At the end of the politics article, a piece of small print says 'First published in the London Daily Telegraph.'

It doesn't undermine my theory. Americans are better at civics and national identity than we are. Maybe its because they are taught it at school; but then, we're taught religion at school and where does that get us? On the last Sunday of my trip, I spent an afternoon wandering around Bilboa Park—a complex of mock-Spanish buildings, botanical gardens and art-galleries nearby the famous San Diego zoo. There was a recital on an enormous open-air pipe organ. It never occurred to me that you could play jazz and big-band on an organ: I thought such a big instrument was only allowed to play church music and Bach. There was also a brass band, as there might have been in any English Park on a Sunday afternoon. Naturally, there were families with kids, old people sitting on benches, and teenagers messing around with base-ball caps and wearing their bicycles back to front. Having done the requisite popular songs and marches the band concluded with the Star Strangled Banner.

And, sure enough, people stood up; some of the people who were out walking with kids vaguely stood to attention or bowed their heads and more than one of the kids on bikes took off his baseball cap and puts it over his heart. It is just possible that you could get a theatre full of Englishmen to stand up to God Shave the Queen because, dammit, it's the Done Thing: but I got the distinct impression that these people actually meant it.

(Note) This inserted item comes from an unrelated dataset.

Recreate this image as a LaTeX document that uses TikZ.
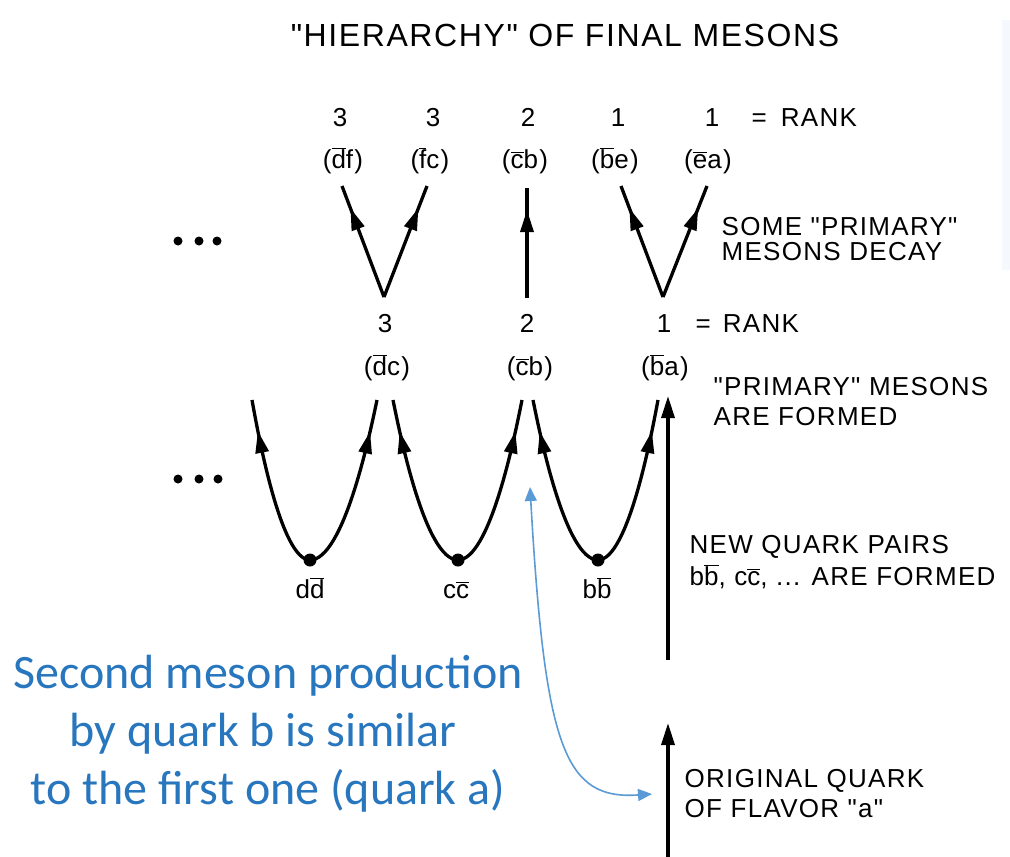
\documentclass[tikz,border=0pt]{standalone}
\usepackage{fontspec}
\setmainfont{Liberation Sans}[LetterSpace=5, Ligatures=TeXOff]
\newfontfamily\blufont{Carlito}
\usetikzlibrary{arrows.meta,decorations.markings}
\definecolor{txtblue}{RGB}{40,118,190}
\definecolor{arrblue}{RGB}{91,155,213}
\definecolor{edgeblue}{RGB}{245,248,253}
\newcommand{\qb}[1]{\ensuremath{\overline{\mbox{#1}}}}
\begin{document}
\begin{tikzpicture}[x=1pt,y=-1pt,
  line width=3.3pt,
  lbl/.style={inner sep=0pt, anchor=base, font=\fontsize{26}{30}\selectfont},
  side/.style={inner sep=0pt, anchor=base west, font=\fontsize{26}{30}\selectfont},
  titlefont/.style={inner sep=0pt, anchor=base, font=\fontsize{32}{36}\selectfont},
  bluetext/.style={inner sep=0pt, anchor=base, text=txtblue, font=\blufont\fontsize{48}{58}\selectfont},
  qdot/.style={circle, fill=black, inner sep=0pt, minimum size=13pt},
  midarr/.style={postaction={decorate},decoration={markings,
     mark=at position #1 with {\arrow{Triangle[length=22pt,width=13pt]}}}},
  endarr/.style={-{Triangle[length=22pt,width=13pt]}},
  bluearr/.style={draw=arrblue, line width=1.6pt,
     {Triangle[length=14pt,width=12pt]}-{Triangle[length=14pt,width=12pt]}}
]
\useasboundingbox (0,0) rectangle (1010,857);
\fill[edgeblue] (1002,20) rectangle (1010,270);

% title
\node[titlefont] (title) at (565,46) {"HIERARCHY" OF FINAL MESONS};

% top row: final mesons
\node[lbl] (r1) at (340,126) {3};
\node[lbl] (r2) at (433,126) {3};
\node[lbl] (r3) at (528,126) {2};
\node[lbl] (r4) at (618,126) {1};
\node[lbl] (r5) at (712,126) {1};
\node[side] (rank1) at (750,126) {=\hspace{14pt}RANK};
\node[lbl] (m1) at (343,168) {(\qb{d}f)};
\node[lbl] (m2) at (430,168) {(\qb{f}c)};
\node[lbl] (m3) at (525,168) {(\qb{c}b)};
\node[lbl] (m4) at (615,168) {(\qb{b}e)};
\node[lbl] (m5) at (708,168) {(\qb{e}a)};

% decay vertices and ends
\coordinate (v1) at (384,297);
\coordinate (v2) at (527,298);
\coordinate (v3) at (663,297);
\coordinate (t1) at (342,186);
\coordinate (t2) at (427,186);
\coordinate (t3) at (527,188);
\coordinate (t4) at (621,186);
\coordinate (t5) at (707,186);
\draw[midarr=0.8] (v1) -- (t1);
\draw[midarr=0.8] (v1) -- (t2);
\draw[midarr=0.8] (v2) -- (t3);
\draw[midarr=0.8] (v3) -- (t4);
\draw[midarr=0.8] (v3) -- (t5);

\node[side] (s1a) at (720,235) {SOME "PRIMARY"};
\node[side] (s1b) at (720,260) {MESONS DECAY};

% dots
\fill (178,241) circle (4.5) (199,241) circle (4.5) (217,241) circle (4.5);
\fill (178,479) circle (4.5) (199,479) circle (4.5) (218,479) circle (4.5);

% primary mesons
\node[lbl] (p1) at (385,332) {3};
\node[lbl] (p2) at (527,332) {2};
\node[lbl] (p3) at (664,332) {1};
\node[side] (rank2) at (694,332) {=\hspace{12pt}RANK};
\node[lbl] (q1) at (387,375) {(\qb{d}c)};
\node[lbl] (q2) at (530,375) {(\qb{c}b)};
\node[lbl] (q3) at (665,375) {(\qb{b}a)};

\node[side] (s2a) at (712,395) {"PRIMARY" MESONS};
\node[side] (s2b) at (712,425) {ARE FORMED};

% quark pairs
\node[qdot] (dd) at (310,560) {};
\node[qdot] (cc) at (458,560) {};
\node[qdot] (bb) at (598,560) {};
\coordinate (u1l) at (252,400);
\coordinate (u1r) at (377,400);
\coordinate (u2l) at (393,400);
\coordinate (u2r) at (522,400);
\coordinate (u3l) at (533,400);
\coordinate (u3r) at (658,400);
\draw[midarr=0.82] (dd.center) parabola (u1l);
\draw[midarr=0.82] (dd.center) parabola (u1r);
\draw[midarr=0.82] (cc.center) parabola (u2l);
\draw[midarr=0.82] (cc.center) parabola (u2r);
\draw[midarr=0.82] (bb.center) parabola (u3l);
\draw[midarr=0.82] (bb.center) parabola (u3r);
\node[lbl] (ld) at (310,598) {d\qb{d}};
\node[lbl] (lc) at (456,598) {c\qb{c}};
\node[lbl] (lb) at (597,598) {b\qb{b}};

% long arrows
\coordinate (a1s) at (668,660);
\coordinate (a1e) at (668,396);
\coordinate (a2s) at (668,857);
\coordinate (a2e) at (668,723);
\draw[endarr] (a1s) -- (a1e);
\draw[endarr] (a2s) -- (a2e);

\node[side] (s3a) at (688,553) {NEW QUARK PAIRS};
\node[side] (s3b) at (688,585) {b\qb{b}, c\qb{c}, ... ARE FORMED};
\node[side] (s4a) at (683,787) {ORIGINAL QUARK};
\node[side] (s4b) at (683,817) {OF FLAVOR "a"};

% blue annotation
\node[bluetext] (b1) at (268,688) {Second meson production};
\node[bluetext] (b2) at (263,746) {by quark b is similar};
\node[bluetext] (b3) at (268,804) {to the first one (quark a)};
\coordinate (bt) at (530,487);
\coordinate (be) at (652,794);
\draw[bluearr] (bt) .. controls (545,750) and (565,800) .. (be);
\end{tikzpicture}
\end{document}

My initial reaction was, of course, to snigger and think up some joke about how a country could possibly have become a superpower when it calls toilets restrooms and the words of its national anthem don't fit the tune. In fact, my native cynicism deserted me. Well, I was on holiday. So I decided to envy these rustic Californians their unaffected patriotism. I wonder if there is any way of exporting it back to England? It must be wonderful to live in a country which feels good about itself, particularly when you also get free refills of coffee with your breakfast.